Lately, Manoy Juan is experiencing difficulty in selling his produce with the flooding of imported (or smuggled?) pepper. Despite the assurance of the government that only selected agricultural products will be imported, the entry of goods, including pepper, is unabated due to issues in border control. If shabu can enter the country despite the war on drugs, why not chili pepper?

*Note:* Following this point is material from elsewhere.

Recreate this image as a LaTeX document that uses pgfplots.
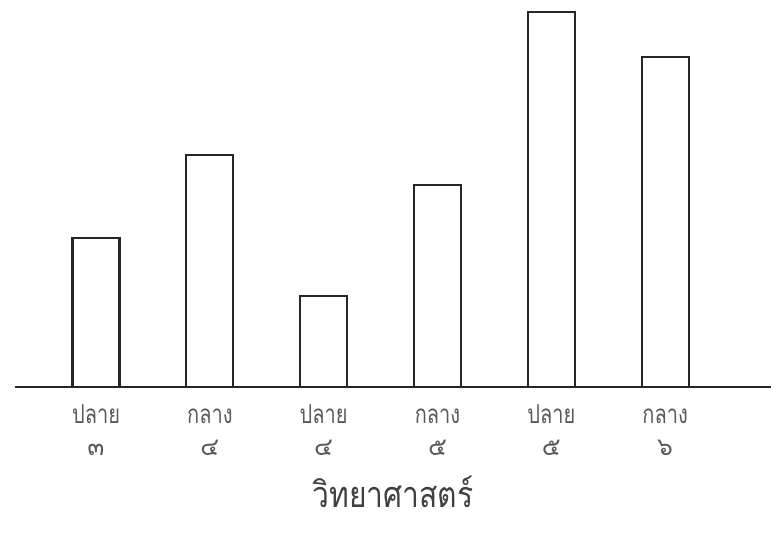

Aside from customs and border control issues, flooding of imported agricultural products happen because of the government’s flawed vision for agriculture. As clearly stated by Agriculture Secretary Manny Piñol, the direction of the agriculture sector is towards food security which opens the floodgates for importation that will eventually discourage farmers and agriculture workers to plant. Consistently, the agriculture department is even planning to implement a policy this coming year that limits the provision of technical expertise and farm inputs and instead provide farmers with loans ranging from P10,000 to P100,000. But will the loans be enough to address the problems in the agriculture that is rooted on the flawed vision in the first place?
Manoy Juan has started harvesting his chili peppers uncertain where he’d sold them. Earlier, he tried his luck at the public markets of Daraga and Legazpi but logistics took a toll on his capital. He is lucky that his farm is safe from flooding and landslide though the heavy rains brought about by Usman affected the fruits of his labor. As he picked the peppers one by one, he continues to sigh showing signs that hope for an increase in income is flickering. Whether the government will totally blow this hope away, only the agriculture department can tell.